_AIM_.
Below are entries; repeat exactly, and nothing else, the lines from the one holding "Give me the Plotly source for this chart." through the one holding "562.5, 600, 637.5, 675, 712.5, 750, 787.5, 825, 862.5, 900]", inclusive. Leave the pictures out.

_MATERIAL FOR THIS TASK_.
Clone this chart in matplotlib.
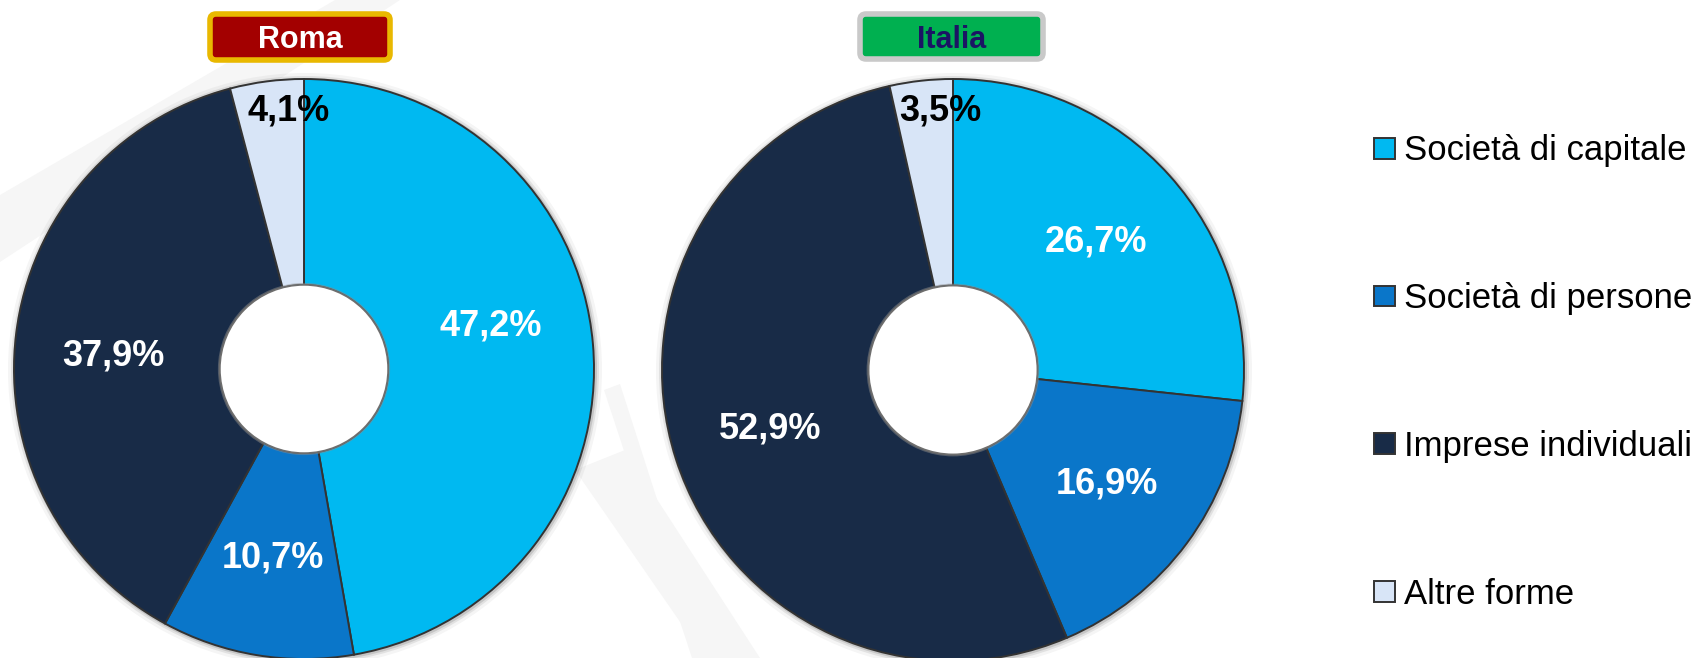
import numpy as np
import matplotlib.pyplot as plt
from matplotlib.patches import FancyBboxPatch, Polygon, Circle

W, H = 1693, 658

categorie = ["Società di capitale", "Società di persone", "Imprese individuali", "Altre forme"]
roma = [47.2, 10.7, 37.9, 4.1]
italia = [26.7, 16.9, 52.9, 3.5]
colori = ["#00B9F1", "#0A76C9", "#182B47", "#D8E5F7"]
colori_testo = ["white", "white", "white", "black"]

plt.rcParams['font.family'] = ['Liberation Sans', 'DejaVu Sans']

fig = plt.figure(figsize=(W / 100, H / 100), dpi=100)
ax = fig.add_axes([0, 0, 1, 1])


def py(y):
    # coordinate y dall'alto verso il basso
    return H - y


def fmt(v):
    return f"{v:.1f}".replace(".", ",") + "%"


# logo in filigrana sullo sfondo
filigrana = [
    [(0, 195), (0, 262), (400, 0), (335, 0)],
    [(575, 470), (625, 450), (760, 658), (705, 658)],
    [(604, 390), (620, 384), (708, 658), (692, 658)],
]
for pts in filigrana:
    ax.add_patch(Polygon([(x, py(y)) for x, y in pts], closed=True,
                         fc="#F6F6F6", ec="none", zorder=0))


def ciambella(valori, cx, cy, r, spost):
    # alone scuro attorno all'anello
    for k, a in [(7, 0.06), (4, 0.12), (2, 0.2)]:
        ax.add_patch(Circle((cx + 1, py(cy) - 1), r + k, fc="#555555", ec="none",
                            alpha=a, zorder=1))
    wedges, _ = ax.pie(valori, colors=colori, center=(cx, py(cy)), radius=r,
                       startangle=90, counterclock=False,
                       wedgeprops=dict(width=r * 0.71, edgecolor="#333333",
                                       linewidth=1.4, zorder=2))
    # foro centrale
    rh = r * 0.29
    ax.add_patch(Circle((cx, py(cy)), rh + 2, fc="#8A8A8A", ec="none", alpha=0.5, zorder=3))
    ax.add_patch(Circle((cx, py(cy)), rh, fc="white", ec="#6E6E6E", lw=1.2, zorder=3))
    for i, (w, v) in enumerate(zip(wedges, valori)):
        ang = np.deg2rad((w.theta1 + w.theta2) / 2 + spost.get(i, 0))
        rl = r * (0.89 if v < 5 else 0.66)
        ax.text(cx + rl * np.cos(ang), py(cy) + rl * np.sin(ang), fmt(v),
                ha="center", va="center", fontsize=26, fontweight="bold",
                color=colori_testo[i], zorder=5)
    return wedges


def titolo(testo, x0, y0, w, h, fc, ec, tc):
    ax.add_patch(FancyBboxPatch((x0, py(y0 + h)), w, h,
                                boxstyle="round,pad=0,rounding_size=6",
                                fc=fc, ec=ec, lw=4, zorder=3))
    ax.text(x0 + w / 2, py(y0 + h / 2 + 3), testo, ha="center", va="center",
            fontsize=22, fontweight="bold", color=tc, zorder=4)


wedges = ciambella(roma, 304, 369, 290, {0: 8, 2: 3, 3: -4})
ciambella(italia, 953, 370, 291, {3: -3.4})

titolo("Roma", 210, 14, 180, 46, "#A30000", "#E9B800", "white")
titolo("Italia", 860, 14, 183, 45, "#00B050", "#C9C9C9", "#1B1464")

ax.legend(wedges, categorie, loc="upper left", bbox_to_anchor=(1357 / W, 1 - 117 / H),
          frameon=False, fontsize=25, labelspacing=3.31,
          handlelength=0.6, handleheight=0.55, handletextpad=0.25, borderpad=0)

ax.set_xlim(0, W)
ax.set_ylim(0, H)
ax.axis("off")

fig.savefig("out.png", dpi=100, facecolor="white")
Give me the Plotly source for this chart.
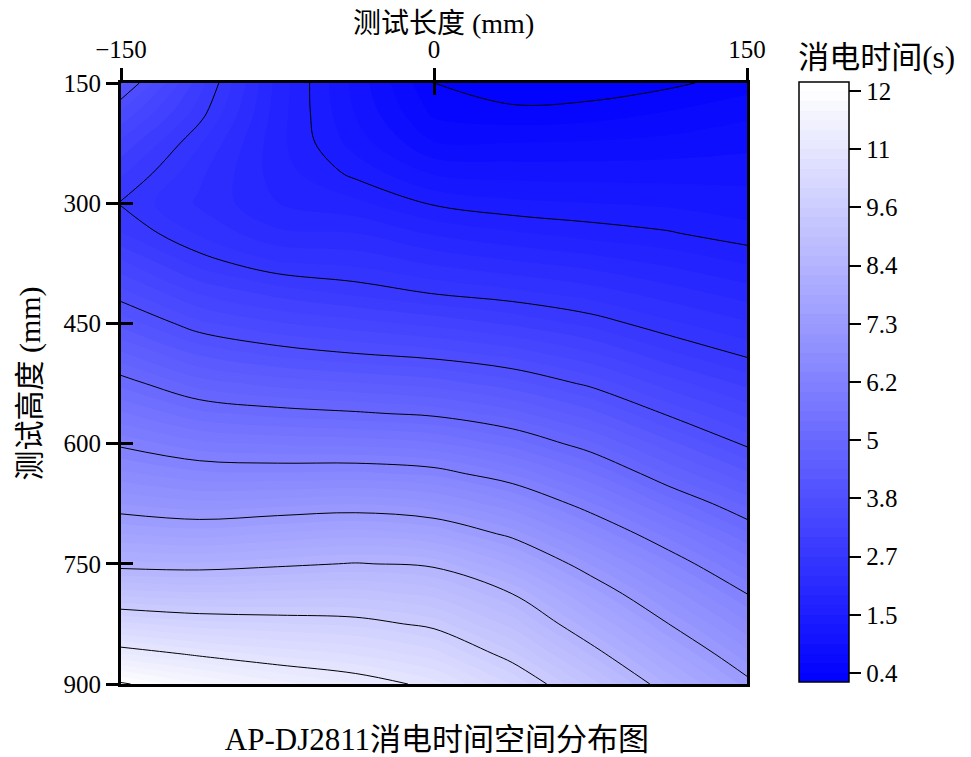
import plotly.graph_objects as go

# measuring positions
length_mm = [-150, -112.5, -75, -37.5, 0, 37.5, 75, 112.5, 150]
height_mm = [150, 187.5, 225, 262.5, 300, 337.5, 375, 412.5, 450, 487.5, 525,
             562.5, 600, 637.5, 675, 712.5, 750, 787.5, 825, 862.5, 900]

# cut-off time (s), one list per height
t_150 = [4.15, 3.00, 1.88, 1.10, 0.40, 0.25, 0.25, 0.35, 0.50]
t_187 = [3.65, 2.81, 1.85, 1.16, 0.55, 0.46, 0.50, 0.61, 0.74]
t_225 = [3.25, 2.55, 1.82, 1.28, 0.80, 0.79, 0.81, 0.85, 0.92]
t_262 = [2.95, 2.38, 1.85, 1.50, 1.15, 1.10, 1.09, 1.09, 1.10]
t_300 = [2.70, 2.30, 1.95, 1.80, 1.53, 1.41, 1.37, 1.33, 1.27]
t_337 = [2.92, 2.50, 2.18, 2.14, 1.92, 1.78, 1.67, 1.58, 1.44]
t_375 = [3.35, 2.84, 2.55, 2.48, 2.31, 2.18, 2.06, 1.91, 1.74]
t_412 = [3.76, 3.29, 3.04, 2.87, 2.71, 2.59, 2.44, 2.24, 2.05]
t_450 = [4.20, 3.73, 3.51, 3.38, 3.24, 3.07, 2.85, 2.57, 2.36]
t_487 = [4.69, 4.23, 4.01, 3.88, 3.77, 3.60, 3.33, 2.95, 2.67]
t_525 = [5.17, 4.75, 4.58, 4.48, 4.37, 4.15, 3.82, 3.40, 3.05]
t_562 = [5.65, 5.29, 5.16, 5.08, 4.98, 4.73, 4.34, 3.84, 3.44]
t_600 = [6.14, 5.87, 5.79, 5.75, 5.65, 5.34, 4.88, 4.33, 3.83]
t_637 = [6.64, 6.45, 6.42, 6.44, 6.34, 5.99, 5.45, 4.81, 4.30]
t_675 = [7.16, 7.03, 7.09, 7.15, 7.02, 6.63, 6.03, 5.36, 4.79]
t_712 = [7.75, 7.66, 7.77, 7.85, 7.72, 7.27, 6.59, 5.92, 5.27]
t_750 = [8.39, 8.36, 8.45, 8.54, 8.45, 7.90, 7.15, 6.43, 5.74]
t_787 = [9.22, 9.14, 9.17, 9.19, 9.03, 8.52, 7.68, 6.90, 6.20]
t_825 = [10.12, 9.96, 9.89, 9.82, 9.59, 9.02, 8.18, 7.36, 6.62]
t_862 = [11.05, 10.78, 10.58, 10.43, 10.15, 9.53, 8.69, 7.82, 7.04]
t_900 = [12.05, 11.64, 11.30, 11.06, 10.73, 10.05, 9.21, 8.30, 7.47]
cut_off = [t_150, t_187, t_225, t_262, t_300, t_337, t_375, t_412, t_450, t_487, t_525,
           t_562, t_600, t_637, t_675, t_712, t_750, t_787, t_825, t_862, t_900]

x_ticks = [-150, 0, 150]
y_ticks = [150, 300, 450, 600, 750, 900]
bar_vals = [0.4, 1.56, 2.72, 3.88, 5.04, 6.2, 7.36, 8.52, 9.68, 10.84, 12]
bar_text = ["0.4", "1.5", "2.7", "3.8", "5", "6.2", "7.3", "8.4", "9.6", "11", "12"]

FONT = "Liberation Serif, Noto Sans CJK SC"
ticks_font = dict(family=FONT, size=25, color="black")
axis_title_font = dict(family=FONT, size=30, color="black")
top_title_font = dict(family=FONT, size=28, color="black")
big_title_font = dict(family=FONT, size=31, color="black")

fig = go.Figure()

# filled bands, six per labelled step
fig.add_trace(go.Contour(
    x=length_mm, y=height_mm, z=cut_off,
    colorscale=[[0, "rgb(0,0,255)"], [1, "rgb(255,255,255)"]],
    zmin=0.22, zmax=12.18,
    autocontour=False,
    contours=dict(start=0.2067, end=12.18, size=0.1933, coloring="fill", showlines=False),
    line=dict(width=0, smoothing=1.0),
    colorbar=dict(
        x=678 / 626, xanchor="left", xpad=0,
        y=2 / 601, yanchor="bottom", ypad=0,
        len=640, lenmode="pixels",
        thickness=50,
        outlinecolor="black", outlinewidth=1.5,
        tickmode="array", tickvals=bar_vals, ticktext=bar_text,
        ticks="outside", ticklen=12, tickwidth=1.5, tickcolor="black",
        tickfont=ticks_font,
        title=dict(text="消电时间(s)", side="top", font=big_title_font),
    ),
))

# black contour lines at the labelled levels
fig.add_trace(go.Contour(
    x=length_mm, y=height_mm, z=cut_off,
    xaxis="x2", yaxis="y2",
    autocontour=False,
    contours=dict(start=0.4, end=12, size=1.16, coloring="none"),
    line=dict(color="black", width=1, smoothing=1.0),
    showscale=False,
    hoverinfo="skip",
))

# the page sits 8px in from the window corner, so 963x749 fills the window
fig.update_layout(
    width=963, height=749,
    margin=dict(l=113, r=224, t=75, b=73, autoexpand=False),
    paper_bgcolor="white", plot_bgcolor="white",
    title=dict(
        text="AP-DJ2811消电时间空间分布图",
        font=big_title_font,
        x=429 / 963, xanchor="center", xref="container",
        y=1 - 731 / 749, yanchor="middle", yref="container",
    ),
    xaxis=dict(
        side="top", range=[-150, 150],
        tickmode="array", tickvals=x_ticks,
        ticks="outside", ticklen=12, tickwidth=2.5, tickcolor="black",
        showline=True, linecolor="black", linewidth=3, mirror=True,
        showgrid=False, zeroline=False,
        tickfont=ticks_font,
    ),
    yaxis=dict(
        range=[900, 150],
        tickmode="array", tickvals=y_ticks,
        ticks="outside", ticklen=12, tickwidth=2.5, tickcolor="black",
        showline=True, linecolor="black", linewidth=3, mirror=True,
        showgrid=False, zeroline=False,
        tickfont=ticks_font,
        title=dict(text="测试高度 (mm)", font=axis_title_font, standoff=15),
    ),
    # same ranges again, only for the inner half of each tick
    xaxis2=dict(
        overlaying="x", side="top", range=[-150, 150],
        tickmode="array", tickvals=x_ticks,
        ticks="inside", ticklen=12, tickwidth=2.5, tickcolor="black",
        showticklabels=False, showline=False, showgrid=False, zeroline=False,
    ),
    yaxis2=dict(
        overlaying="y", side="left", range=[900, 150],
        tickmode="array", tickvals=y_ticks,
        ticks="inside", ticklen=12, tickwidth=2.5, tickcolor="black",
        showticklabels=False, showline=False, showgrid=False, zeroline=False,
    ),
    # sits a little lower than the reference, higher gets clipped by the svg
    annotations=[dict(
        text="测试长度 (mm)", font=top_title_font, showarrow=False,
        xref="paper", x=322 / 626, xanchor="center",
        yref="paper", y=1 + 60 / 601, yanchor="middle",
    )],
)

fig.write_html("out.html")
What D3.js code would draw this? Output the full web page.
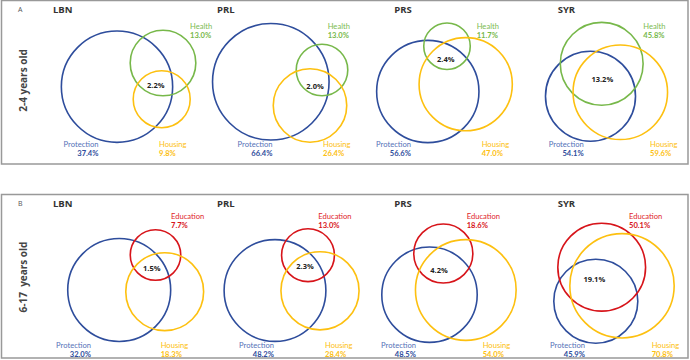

_WORKED ANSWER_.
Give me the Plotly source for this chart.
import plotly.graph_objects as go

# measuring positions
length_mm = [-150, -112.5, -75, -37.5, 0, 37.5, 75, 112.5, 150]
height_mm = [150, 187.5, 225, 262.5, 300, 337.5, 375, 412.5, 450, 487.5, 525,
             562.5, 600, 637.5, 675, 712.5, 750, 787.5, 825, 862.5, 900]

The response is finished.